TASK GOAL: Pictures aside, quote the whole listing exactly.

SUPPLIED DATA:
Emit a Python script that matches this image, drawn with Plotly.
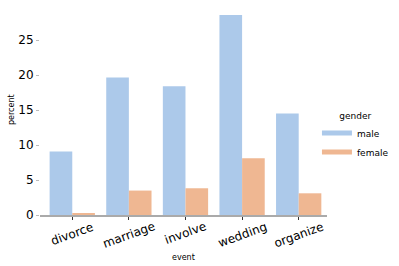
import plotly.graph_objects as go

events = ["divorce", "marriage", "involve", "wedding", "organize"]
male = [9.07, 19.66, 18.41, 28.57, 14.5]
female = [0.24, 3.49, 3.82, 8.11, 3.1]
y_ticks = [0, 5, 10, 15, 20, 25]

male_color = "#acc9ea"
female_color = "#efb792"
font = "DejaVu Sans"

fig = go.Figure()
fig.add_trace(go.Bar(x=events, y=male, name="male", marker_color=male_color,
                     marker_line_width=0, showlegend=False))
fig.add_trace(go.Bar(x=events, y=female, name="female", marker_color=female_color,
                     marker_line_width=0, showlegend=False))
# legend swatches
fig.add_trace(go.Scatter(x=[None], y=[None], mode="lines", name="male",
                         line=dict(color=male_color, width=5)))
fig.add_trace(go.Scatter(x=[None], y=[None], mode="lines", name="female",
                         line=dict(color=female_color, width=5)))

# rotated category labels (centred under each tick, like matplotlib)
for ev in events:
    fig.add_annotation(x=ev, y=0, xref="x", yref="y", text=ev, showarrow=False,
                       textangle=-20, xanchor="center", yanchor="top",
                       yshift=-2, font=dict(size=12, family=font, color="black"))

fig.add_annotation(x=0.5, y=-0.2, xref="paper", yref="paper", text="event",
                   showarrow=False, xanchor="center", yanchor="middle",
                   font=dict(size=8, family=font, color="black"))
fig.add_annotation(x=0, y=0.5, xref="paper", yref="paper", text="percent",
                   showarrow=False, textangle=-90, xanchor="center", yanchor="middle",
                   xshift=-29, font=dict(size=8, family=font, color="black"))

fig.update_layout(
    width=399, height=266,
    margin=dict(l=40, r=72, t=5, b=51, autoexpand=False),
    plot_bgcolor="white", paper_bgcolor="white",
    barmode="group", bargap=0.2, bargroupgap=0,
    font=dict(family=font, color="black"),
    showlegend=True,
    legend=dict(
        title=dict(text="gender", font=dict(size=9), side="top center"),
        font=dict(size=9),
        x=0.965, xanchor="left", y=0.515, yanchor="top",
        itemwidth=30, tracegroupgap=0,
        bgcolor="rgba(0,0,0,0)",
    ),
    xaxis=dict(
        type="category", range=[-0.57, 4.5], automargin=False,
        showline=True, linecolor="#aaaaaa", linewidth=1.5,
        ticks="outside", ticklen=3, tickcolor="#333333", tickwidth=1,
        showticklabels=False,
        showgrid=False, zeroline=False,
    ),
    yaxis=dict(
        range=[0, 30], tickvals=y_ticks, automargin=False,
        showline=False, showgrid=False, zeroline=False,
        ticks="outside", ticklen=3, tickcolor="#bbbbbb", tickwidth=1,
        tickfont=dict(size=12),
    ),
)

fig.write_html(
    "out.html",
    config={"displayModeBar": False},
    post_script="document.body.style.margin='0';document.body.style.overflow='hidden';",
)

COMPLETE ANSWER:
Emit a Python script that matches this image, drawn with Plotly.
import plotly.graph_objects as go

events = ["divorce", "marriage", "involve", "wedding", "organize"]
male = [9.07, 19.66, 18.41, 28.57, 14.5]
female = [0.24, 3.49, 3.82, 8.11, 3.1]
y_ticks = [0, 5, 10, 15, 20, 25]

male_color = "#acc9ea"
female_color = "#efb792"
font = "DejaVu Sans"

fig = go.Figure()
fig.add_trace(go.Bar(x=events, y=male, name="male", marker_color=male_color,
                     marker_line_width=0, showlegend=False))
fig.add_trace(go.Bar(x=events, y=female, name="female", marker_color=female_color,
                     marker_line_width=0, showlegend=False))
# legend swatches
fig.add_trace(go.Scatter(x=[None], y=[None], mode="lines", name="male",
                         line=dict(color=male_color, width=5)))
fig.add_trace(go.Scatter(x=[None], y=[None], mode="lines", name="female",
                         line=dict(color=female_color, width=5)))

# rotated category labels (centred under each tick, like matplotlib)
for ev in events:
    fig.add_annotation(x=ev, y=0, xref="x", yref="y", text=ev, showarrow=False,
                       textangle=-20, xanchor="center", yanchor="top",
                       yshift=-2, font=dict(size=12, family=font, color="black"))

fig.add_annotation(x=0.5, y=-0.2, xref="paper", yref="paper", text="event",
                   showarrow=False, xanchor="center", yanchor="middle",
                   font=dict(size=8, family=font, color="black"))
fig.add_annotation(x=0, y=0.5, xref="paper", yref="paper", text="percent",
                   showarrow=False, textangle=-90, xanchor="center", yanchor="middle",
                   xshift=-29, font=dict(size=8, family=font, color="black"))

fig.update_layout(
    width=399, height=266,
    margin=dict(l=40, r=72, t=5, b=51, autoexpand=False),
    plot_bgcolor="white", paper_bgcolor="white",
    barmode="group", bargap=0.2, bargroupgap=0,
    font=dict(family=font, color="black"),
    showlegend=True,
    legend=dict(
        title=dict(text="gender", font=dict(size=9), side="top center"),
        font=dict(size=9),
        x=0.965, xanchor="left", y=0.515, yanchor="top",
        itemwidth=30, tracegroupgap=0,
        bgcolor="rgba(0,0,0,0)",
    ),
    xaxis=dict(
        type="category", range=[-0.57, 4.5], automargin=False,
        showline=True, linecolor="#aaaaaa", linewidth=1.5,
        ticks="outside", ticklen=3, tickcolor="#333333", tickwidth=1,
        showticklabels=False,
        showgrid=False, zeroline=False,
    ),
    yaxis=dict(
        range=[0, 30], tickvals=y_ticks, automargin=False,
        showline=False, showgrid=False, zeroline=False,
        ticks="outside", ticklen=3, tickcolor="#bbbbbb", tickwidth=1,
        tickfont=dict(size=12),
    ),
)

fig.write_html(
    "out.html",
    config={"displayModeBar": False},
    post_script="document.body.style.margin='0';document.body.style.overflow='hidden';",
)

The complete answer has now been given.